Much of Lexington’s earliest history occurred along the banks of Town Branch Creek. Dry-laid stone settlers’ houses (circa 1790), an old stone mill (circa 1820), an historic rail line (circa 1830), an historic farmstead (circa 1850), and a former bourbon distillery are all still present beside the creek. The trail will connect Lexingtonians with their rich and varied history via a series of unique and historic landmarks.

Environment.

Envision yourself listening to the soft gurgle of Town Branch as it winds through healthy masses of native vegetation. You enjoy whippoorwills frolicking in swaths of aromatic clover and cane. The wind tosses the long fronds of a willow tree and you notice chipmunks darting about its base and into the recesses of a dry-laid stonewall.
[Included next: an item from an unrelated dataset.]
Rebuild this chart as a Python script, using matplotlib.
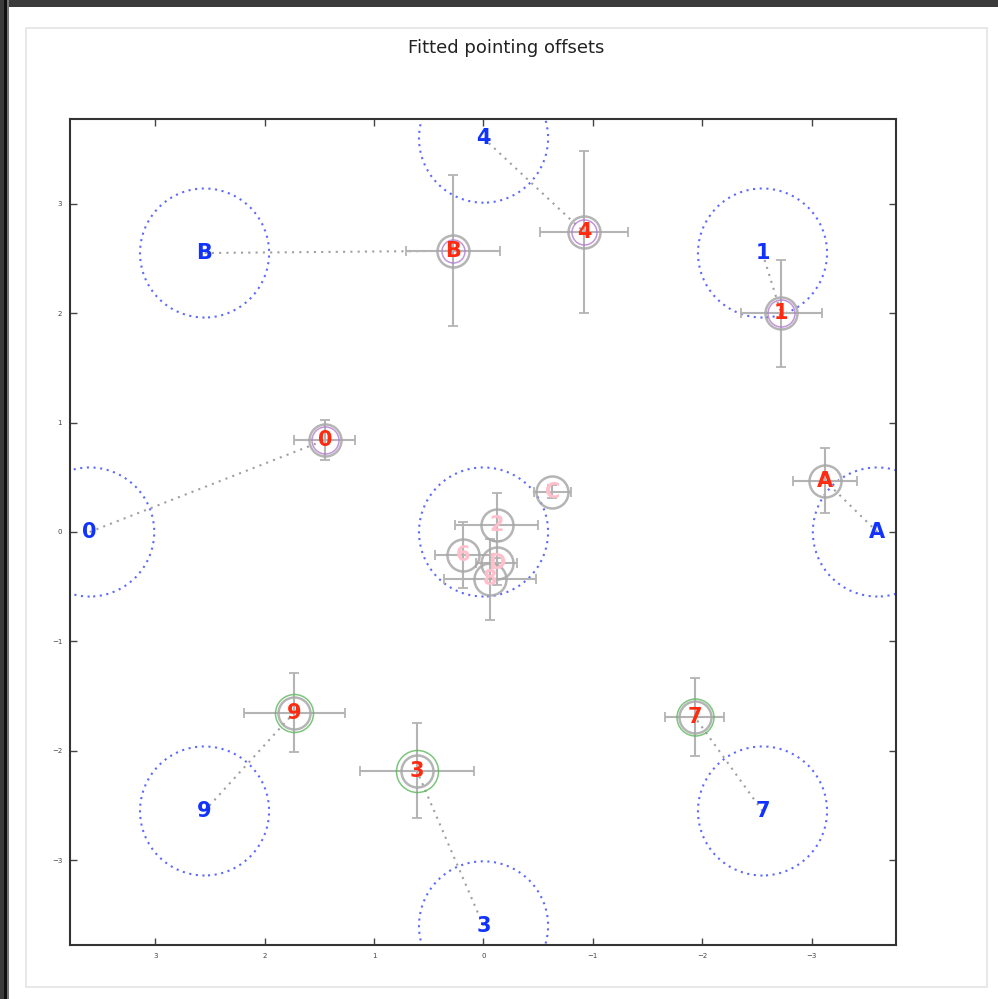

Interpretive signage helps you understand the natural history and ecology of Town Branch.

Town Branch Trail will help restore Town Branch Creek. By making the creek a valuable public asset again, the Trail will discourage the pollution that has made the Town Branch one of the state’s unsavory waterways. Along the Trail we hope to restore native plants and wetlands to better serve wildlife, water quality, and flood control.

Community and Economic Development.

Envision yourself wondering through an open-air market while shopping from a myriad of artisans and organic farmers. You follow a long arcade of willow and cheery trees from a dry-laid stone pavilion and karst-inspired fountain to warehouses renovated into stylish loft spaces. You look further down the trail and old structures appear new again as Town Branch becomes an anchor of civic pride.

The Town Branch Trail will run through urban industrial areas and older neighborhoods that have witnessed decades of decline. By investing in this area with an attractive shared-use greenway trail, Lexington will encourage reinvestment and redevelopment that will connect with and extend the vitality of downtown.